Doppleganger
Active member
Operation Typhoon's principal aim was to seize Moscow by means of a double pincer envelopment, the same tactics used to capture Kiev. I think it was obvious that Stalin would try and hold Moscow by all means available and Hitler was hoping to suck in the remaining Russian field armies and then envelop them with 2 armoured pincers. Essentially this was not Blitzkrieg but modified Keil und Kessel (wedge and cauldron) tactics that were used by the Imperial German Army in WWI, although without the use of armour of course.I am not sure:The German casualties wer lower in the winter than during Barbarossa and the ratio German -Soviet casualties was in 1941 1-5 and in 1942 1-6 . From a military point of viewwas it not better for the Soviets not to launch their winteroffensive ? The results were minime and the costs very high,with a casualty ratio of 1-6 .Maybe the Red Army would be in a better position in 1942 .

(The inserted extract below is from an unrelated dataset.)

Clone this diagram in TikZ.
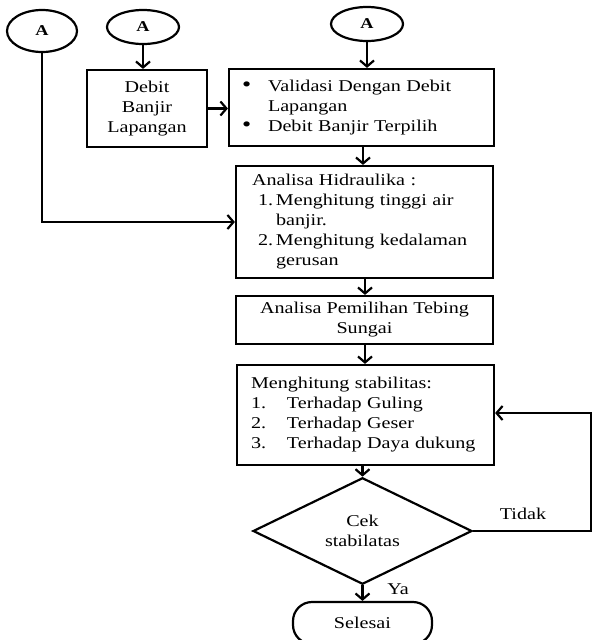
\documentclass[tikz,border=0pt]{standalone}
\usepackage{fontspec}
\setmainfont[FakeStretch=1.22]{Liberation Serif}
\usetikzlibrary{arrows.meta,shapes.geometric}
\begin{document}
\begin{tikzpicture}[x=1pt,y=-1pt,
  every node/.style={font=\fontsize{16.5}{20}\selectfont, inner sep=0pt},
  box/.style={draw, line width=2.2pt, rectangle},
  oval/.style={draw, line width=2.2pt, ellipse, font=\fontsize{15}{18}\selectfont\bfseries},
  conn/.style={line width=2.2pt},
  arr/.style={conn, -{Straight Barb[length=6pt,width=14pt]}},
  lbl/.style={font=\fontsize{16.5}{20}\selectfont},
  bul/.style={}
]
\useasboundingbox (0,0) rectangle (592,640);
\clip (0,0) rectangle (592,640);

% connectors A
\node[oval, minimum width=70, minimum height=42] (a1) at (42,31) {A};
\node[oval, minimum width=72, minimum height=34] (a2) at (143,27) {A};
\node[oval, minimum width=72, minimum height=34] (a3) at (367,24) {A};

% boxes
\node[box, minimum width=120, minimum height=77, align=center] (debit) at (147,108.5) {Debit\\Banjir\\Lapangan};

\node[box, text width=239, inner xsep=13, minimum height=77, align=left] (valid) at (361.5,107.5)
  {\makebox[26pt][l]{\scalebox{1.3}{\textbullet}}Validasi Dengan Debit\\
   \hspace*{26pt}Lapangan\\
   \makebox[26pt][l]{\scalebox{1.3}{\textbullet}}Debit Banjir Terpilih};

\node[box, text width=225, inner xsep=16, minimum height=112, align=left] (hidro) at (364.5,222)
  {Analisa Hidraulika :\\
   \makebox[24pt][l]{\hspace{6pt}1.}Menghitung tinggi air\\
   \hspace*{24pt}banjir.\\
   \makebox[24pt][l]{\hspace{6pt}2.}Menghitung kedalaman\\
   \hspace*{24pt}gerusan};

\node[box, minimum width=257, minimum height=48, align=center] (pilih) at (364.5,320)
  {Analisa Pemilihan Tebing\\Sungai};

\node[box, text width=229, inner xsep=14, minimum height=100, align=left] (stab) at (365.5,415)
  {Menghitung stabilitas:\\
   \makebox[36pt][l]{1.}Terhadap Guling\\
   \makebox[36pt][l]{2.}Terhadap Geser\\
   \makebox[36pt][l]{3.}Terhadap Daya dukung};

\node[diamond, draw, line width=2.2pt, minimum width=219, minimum height=102, align=center] (cek) at (362.5,531)
  {Cek\\stabilatas};

\node[draw, line width=2.2pt, rounded corners=19pt, minimum width=139, minimum height=42] (sel) at (362.5,623) {Selesai};

% connectors
\draw[arr] (a2.south) -- (a2.south |- debit.north);
\draw[arr] (a3.south) -- (a3.south |- valid.north);
\draw[arr] (debit.east) -- (debit.east -| valid.west);
\draw[arr] (a1.south) |- (hidro.west);
\draw[arr] (valid.south -| 363,0) -- (hidro.north -| 363,0);
\draw[arr] (hidro.south -| 365,0) -- (pilih.north -| 365,0);
\draw[arr] (pilih.south -| 365,0) -- (stab.north -| 365,0);
\draw[arr] (stab.south -| cek.north) -- (cek.north);
\draw[arr] (cek.south) -- (sel.north);

\coordinate (rt) at (591,413);
\draw[arr] (cek.east) -- (cek.east -| rt) -- (rt) -- (rt -| stab.east);

\node[lbl] (tidak) at (523,514) {Tidak};
\node[lbl] (ya) at (398,589) {Ya};
\end{tikzpicture}
\end{document}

It's true that the Red Army suffered heavier casualties in the Winter of 1941 but the key point is they could afford those casualties whereas the Germans could not. For the Germans to have any chance of beating the Red Army they had to ensure as far as possible that any unnecessary casualties were not suffered. The Red Army in 1941 was offensively weak and operationally naive. They would have crashed against static German winter defences and been crushed. The Germans would have suffered far less casualties than they did historically and Army Group Centre would not have been pushed back nearly 200 miles in general panic.
With the benefit of hindsight a winter pause after Kiev is, to me, a no-brainer.